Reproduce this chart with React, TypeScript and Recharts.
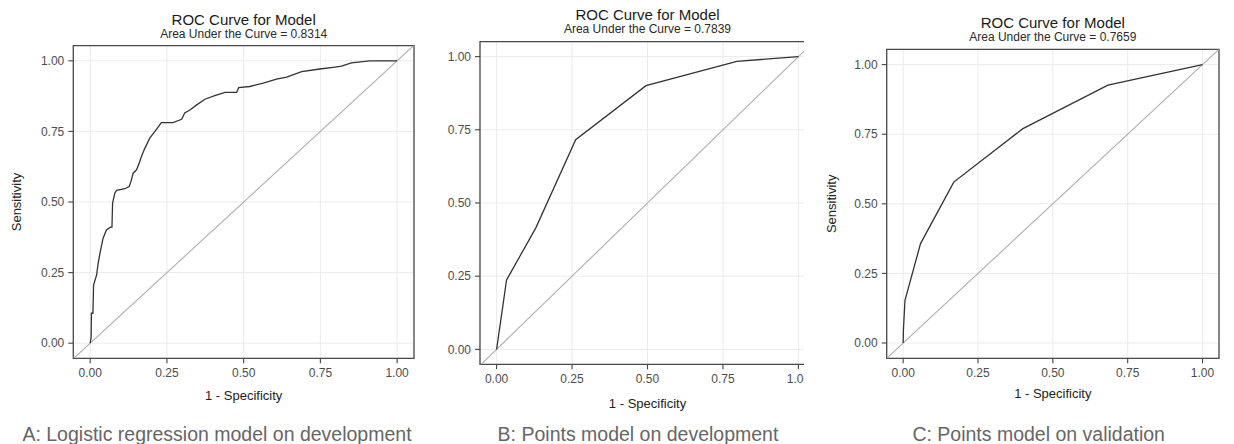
import React from 'react';
import { LineChart, Line, XAxis, YAxis, CartesianGrid, ReferenceLine, ReferenceArea } from 'recharts';

const FONT = '"Liberation Sans", Arial, Helvetica, sans-serif';

const axisTicks = [0, 0.25, 0.5, 0.75, 1];
const chartTitle = 'ROC Curve for Model';
const xAxisTitle = '1 - Specificity';
const yAxisTitle = 'Sensitivity';
const aucValues = ['0.8314', '0.7839', '0.7659'];
const captions = [
  'A: Logistic regression model on development',
  'B: Points model on development',
  'C: Points model on validation',
];

// Panel A: logistic regression model on development
const fprA = [0, 0.003, 0.004, 0.009, 0.011, 0.021, 0.026, 0.032, 0.042, 0.053, 0.066, 0.071, 0.073, 0.08, 0.086, 0.113, 0.127, 0.133, 0.14, 0.151, 0.16, 0.167, 0.178, 0.194, 0.211, 0.232, 0.27, 0.298, 0.308, 0.325, 0.347, 0.374, 0.406, 0.439, 0.477, 0.484, 0.52, 0.564, 0.607, 0.64, 0.689, 0.748, 0.792, 0.819, 0.851, 0.911, 1];
const tprA = [0, 0.02, 0.106, 0.106, 0.206, 0.242, 0.283, 0.319, 0.372, 0.401, 0.411, 0.411, 0.496, 0.531, 0.541, 0.547, 0.555, 0.573, 0.602, 0.614, 0.638, 0.661, 0.69, 0.726, 0.75, 0.781, 0.781, 0.793, 0.815, 0.826, 0.844, 0.864, 0.877, 0.888, 0.888, 0.905, 0.909, 0.921, 0.935, 0.942, 0.962, 0.971, 0.977, 0.981, 0.993, 1, 1];

// Panel B: points model on development
const fprB = [0, 0.033, 0.13, 0.262, 0.495, 0.796, 1];
const tprB = [0, 0.237, 0.415, 0.716, 0.901, 0.984, 1];

// Panel C: points model on validation
const fprC = [0, 0.001, 0.006, 0.058, 0.169, 0.4, 0.684, 1];
const tprC = [0, 0.05, 0.153, 0.357, 0.578, 0.77, 0.926, 1];

const toRows = (fpr: number[], tpr: number[]) => fpr.map((f, i) => ({ fpr: f, tpr: tpr[i] }));

const fmt = (v: number) => v.toFixed(2);

type PanelProps = {
  data: { fpr: number; tpr: number }[];
  width: number;
  height: number;
  margin: { top: number; right: number; bottom: number; left: number };
  xDomain: [number, number];
  yDomain: [number, number];
};

function RocPanel({ data, width, height, margin, xDomain, yDomain }: PanelProps) {
  const tickStyle = { fontSize: 12, fill: '#4d4d4d', fontFamily: FONT };
  return (
    <LineChart width={width} height={height} data={data} margin={margin}>
      <CartesianGrid stroke="#ebebeb" strokeWidth={1} />
      <XAxis
        type="number"
        dataKey="fpr"
        domain={xDomain}
        ticks={axisTicks}
        tickFormatter={fmt}
        allowDataOverflow
        interval={0}
        height={40}
        axisLine={false}
        tickLine={{ stroke: '#444', strokeWidth: 1.1 }}
        tickSize={5}
        tickMargin={5}
        tick={tickStyle}
      />
      <YAxis
        type="number"
        domain={yDomain}
        ticks={axisTicks}
        tickFormatter={fmt}
        allowDataOverflow
        interval={0}
        width={60}
        axisLine={false}
        tickLine={{ stroke: '#444', strokeWidth: 1.1 }}
        tickSize={5}
        tickMargin={4}
        tick={tickStyle}
      />
      <ReferenceLine
        segment={[{ x: -0.2, y: -0.2 }, { x: 1.2, y: 1.2 }]}
        stroke="#aeaeae"
        strokeWidth={1.1}
        ifOverflow="hidden"
      />
      <Line
        dataKey="tpr"
        type="linear"
        stroke="#333"
        strokeWidth={1.3}
        dot={false}
        activeDot={false}
        isAnimationActive={false}
      />
      <ReferenceArea
        x1={xDomain[0]}
        x2={xDomain[1]}
        y1={yDomain[0]}
        y2={yDomain[1]}
        fill="none"
        fillOpacity={0}
        stroke="#4a4a4a"
        strokeWidth={1.3}
        ifOverflow="visible"
      />
    </LineChart>
  );
}

export default function App() {
  const titleColor = '#1a1a1a';
  return (
    <div
      style={{
        position: 'fixed',
        left: 0,
        top: 0,
        width: 1234,
        height: 444,
        background: '#fff',
        overflow: 'hidden',
        fontFamily: FONT,
      }}
    >
      <div style={{ position: 'absolute', left: 0, top: 0 }}>
        <RocPanel
          data={toRows(fprA, tprA)}
          width={420}
          height={444}
          margin={{ top: 45.7, right: 6, bottom: 45.7, left: 13.3 }}
          xDomain={[-0.055, 1.055]}
          yDomain={[-0.0535, 1.0535]}
        />
      </div>
      <div style={{ position: 'absolute', left: 410, top: 0, width: 394, height: 444, overflow: 'hidden' }}>
        <RocPanel
          data={toRows(fprB, tprB)}
          width={420}
          height={444}
          margin={{ top: 41.7, right: 15, bottom: 39.7, left: 10 }}
          xDomain={[-0.055, 1.055]}
          yDomain={[-0.051, 1.051]}
        />
      </div>
      <div style={{ position: 'absolute', left: 820, top: 0 }}>
        <RocPanel
          data={toRows(fprC, tprC)}
          width={414}
          height={444}
          margin={{ top: 49.3, right: 15, bottom: 45.7, left: 6.7 }}
          xDomain={[-0.055, 1.055]}
          yDomain={[-0.055, 1.055]}
        />
      </div>
      <svg
        width={1234}
        height={444}
        style={{ position: 'absolute', left: 0, top: 0, pointerEvents: 'none' }}
        fontFamily={FONT}
      >
        {/* Panel A */}
        <text x={243.7} y={19.5} textAnchor="middle" dominantBaseline="central" fontSize={15} fill={titleColor}>{chartTitle}</text>
        <text x={243.7} y={34} textAnchor="middle" dominantBaseline="central" fontSize={12} fill="#2a2a2a">{`Area Under the Curve = ${aucValues[0]}`}</text>
        <text x={243.7} y={395} textAnchor="middle" dominantBaseline="central" fontSize={13} fill="#222">{xAxisTitle}</text>
        <text x={16.7} y={202} textAnchor="middle" dominantBaseline="central" fontSize={13} fill="#222" transform="rotate(-90 16.7 202)">{yAxisTitle}</text>
        <text x={217} y={441} textAnchor="middle" fontSize={19.5} fill="#666">{captions[0]}</text>

        {/* Panel B */}
        <text x={647.5} y={14} textAnchor="middle" dominantBaseline="central" fontSize={15} fill={titleColor}>{chartTitle}</text>
        <text x={647.5} y={29} textAnchor="middle" dominantBaseline="central" fontSize={12} fill="#2a2a2a">{`Area Under the Curve = ${aucValues[1]}`}</text>
        <text x={647.5} y={403} textAnchor="middle" dominantBaseline="central" fontSize={13} fill="#222">{xAxisTitle}</text>
        <text x={638} y={441} textAnchor="middle" fontSize={19.5} fill="#666">{captions[1]}</text>

        {/* Panel C */}
        <text x={1052.8} y={22.5} textAnchor="middle" dominantBaseline="central" fontSize={15} fill={titleColor}>{chartTitle}</text>
        <text x={1052.8} y={37} textAnchor="middle" dominantBaseline="central" fontSize={12} fill="#2a2a2a">{`Area Under the Curve = ${aucValues[2]}`}</text>
        <text x={1052.8} y={393.5} textAnchor="middle" dominantBaseline="central" fontSize={13} fill="#222">{xAxisTitle}</text>
        <text x={831.7} y={203.8} textAnchor="middle" dominantBaseline="central" fontSize={13} fill="#222" transform="rotate(-90 831.7 203.8)">{yAxisTitle}</text>
        <text x={1038.7} y={441} textAnchor="middle" fontSize={19.5} fill="#666">{captions[2]}</text>
      </svg>
    </div>
  );
}
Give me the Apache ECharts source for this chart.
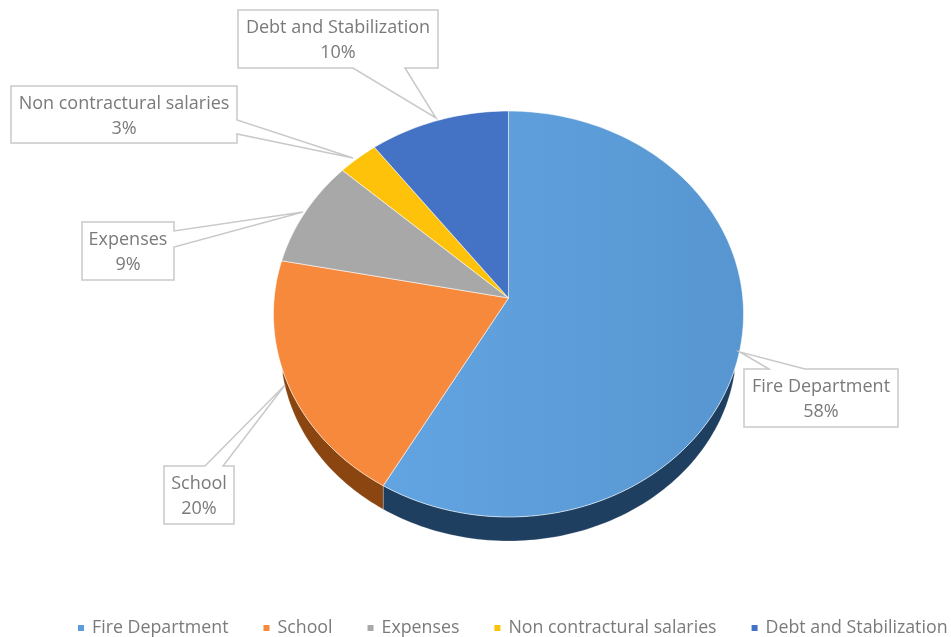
<!DOCTYPE html>
<html><head><meta charset="utf-8">
<style>html,body{margin:0;padding:0;background:#fff}#c{width:951px;height:637px}</style>
<script src="https://cdn.jsdelivr.net/npm/echarts@6/dist/echarts.min.js"></script>
</head><body><div id="c"></div>
<script>
const categories = ["Fire Department","School","Expenses","Non contractural salaries","Debt and Stabilization"];
const values = [58.3,19.7,8.6,3.0,10.4];
const colors = ["#5C9CD9","#F6893B","#A8A8A8","#FFC20A","#4472C4"];
const sideColors = ["#1F3F60","#8A4510","#666666","#997300","#264478"];
// label boxes: x0,y0,x1,y1, then callout base start, tip, base end
const boxes = [
 {r:[744,369,898,427], path:[[769,369],[740,352],[805,369]], edge:'top'},
 {r:[164,466,234,524], path:[[205,466],[285,385],[223,466]], edge:'top'},
 {r:[82,222,174,280], path:[[174,231],[303,212],[174,247]], edge:'right'},
 {r:[11,86,237,143], path:[[237,120],[353,158],[237,134]], edge:'right'},
 {r:[238,10,438,68], path:[[353,68],[436,118],[405,68]], edge:'bottom'}
];
const total = values.reduce((a,b)=>a+b,0);
const AX=234.3, BY=201.7, K=0.0788, APEX=[508.5,298];
const bottomEll={cx:508.5,cy:348,rx:228,ry:193};
const rim=a=>{ // a: clockwise angle from 12 o'clock, perspective projected circle
  const u=Math.sin(a), v=-Math.cos(a), w=1-K*v;
  return [APEX[0]+AX*u/w, APEX[1]+BY*v/w];
};
function boxPath(b){
  const [x0,y0,x1,y1]=b.r, p=b.path;
  if(b.edge==='top') return [[x0,y0],...p,[x1,y0],[x1,y1],[x0,y1]];
  if(b.edge==='right') return [[x0,y0],[x1,y0],...p,[x1,y1],[x0,y1]];
  return [[x0,y0],[x1,y0],[x1,y1],...p.slice().reverse(),[x0,y1]];
}
const series=categories.map((name,i)=>({
  name,type:'custom',coordinateSystem:'none',
  itemStyle:{color:colors[i]},
  data:[[values[i]]],
  clip:false,silent:true,
  renderItem(params,api){
    const val=api.value(0);
    const before=values.slice(0,i).reduce((a,b)=>a+b,0);
    const a0=before/total*Math.PI*2, a1=(before+val)/total*Math.PI*2;
    const n=Math.max(8,Math.round(val*3));
    const top=[];
    for(let k=0;k<=n;k++) top.push(rim(a0+(a1-a0)*k/n));
    const kids=[];
    // side wall
    const front=[],back=[];
    top.forEach(p=>{
      const dx=(p[0]-bottomEll.cx)/bottomEll.rx;
      if(Math.abs(dx)<1){
        const y=bottomEll.cy+bottomEll.ry*Math.sqrt(1-dx*dx);
        if(y>p[1]&&p[1]>314){front.push(p);back.unshift([p[0],y]);}
      }
    });
    if(front.length>1) kids.push({type:'polygon',z2:1,shape:{points:front.concat(back)},style:{fill:sideColors[i],stroke:'rgba(255,255,255,0.35)',lineWidth:0.6}});
    // top face
    const fill=i===0?new echarts.graphic.LinearGradient(0,0,1,0,[{offset:0,color:'#62A4E2'},{offset:1,color:'#5796D0'}]):colors[i];
    kids.push({type:'polygon',z2:2,shape:{points:[APEX].concat(top)},style:{fill,stroke:'rgba(255,255,255,0.55)',lineWidth:1}});
    // callout
    const b=boxes[i], pct=Math.round(val/total*100)+'%';
    kids.push({type:'polygon',z2:3,shape:{points:boxPath(b)},style:{fill:'#fff',stroke:'#C9C9C9',lineWidth:1.5}});
    const cx=(b.r[0]+b.r[2])/2, cy=(b.r[1]+b.r[3])/2;
    const ts={fill:'#7A7A7A',fontFamily:'Open Sans',fontSize:18,align:'center',verticalAlign:'middle'};
    kids.push({type:'text',z2:4,style:Object.assign({},ts,{text:name,x:cx,y:cy-11})});
    kids.push({type:'text',z2:4,style:Object.assign({},ts,{text:pct,x:cx,y:cy+14})});
    return {type:'group',children:kids};
  }
}));
const chart=echarts.init(document.getElementById('c'),null,{renderer:'canvas'});
chart.setOption({
  animation:false,backgroundColor:'#fff',
  legend:{data:categories,orient:'horizontal',left:78,top:619,width:1000,icon:'rect',itemWidth:6,itemHeight:6,itemGap:35,padding:0,
    selectedMode:false,textStyle:{color:'#7A7A7A',fontFamily:'Open Sans',fontSize:17.8,padding:[0,0,0,3]}},
  series
});
</script></body></html>
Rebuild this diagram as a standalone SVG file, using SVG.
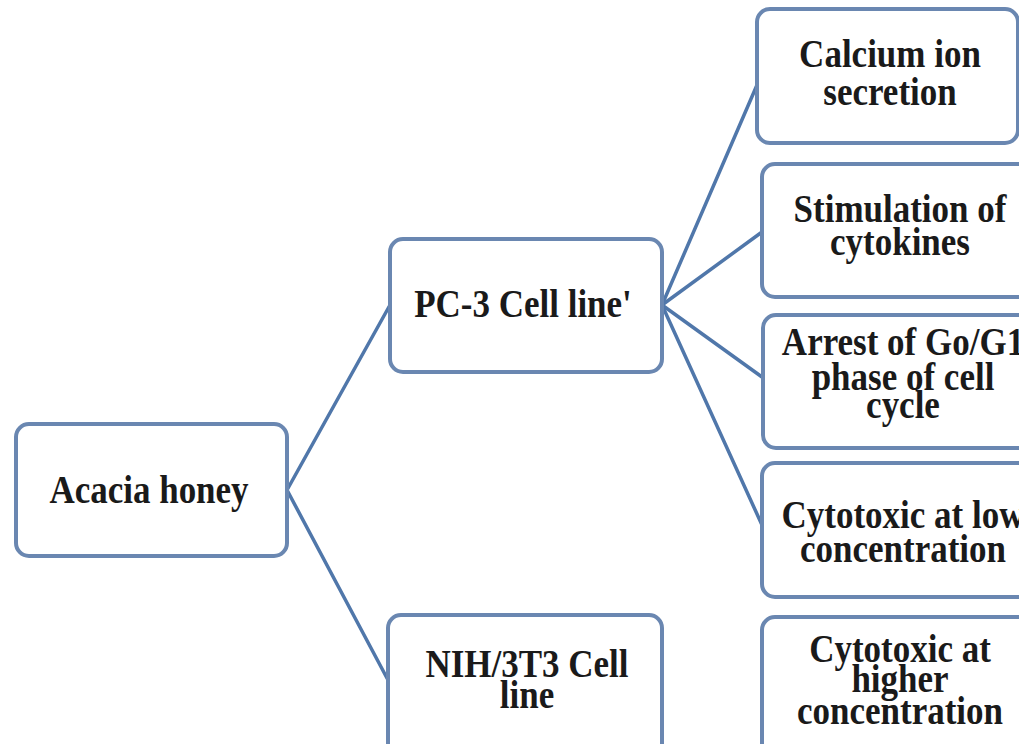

· · · · · · ·

Do this >>
Each line holding "React" must be found and copied.

Response >>
Reproduce this chart with React, TypeScript and Recharts.
import React from 'react';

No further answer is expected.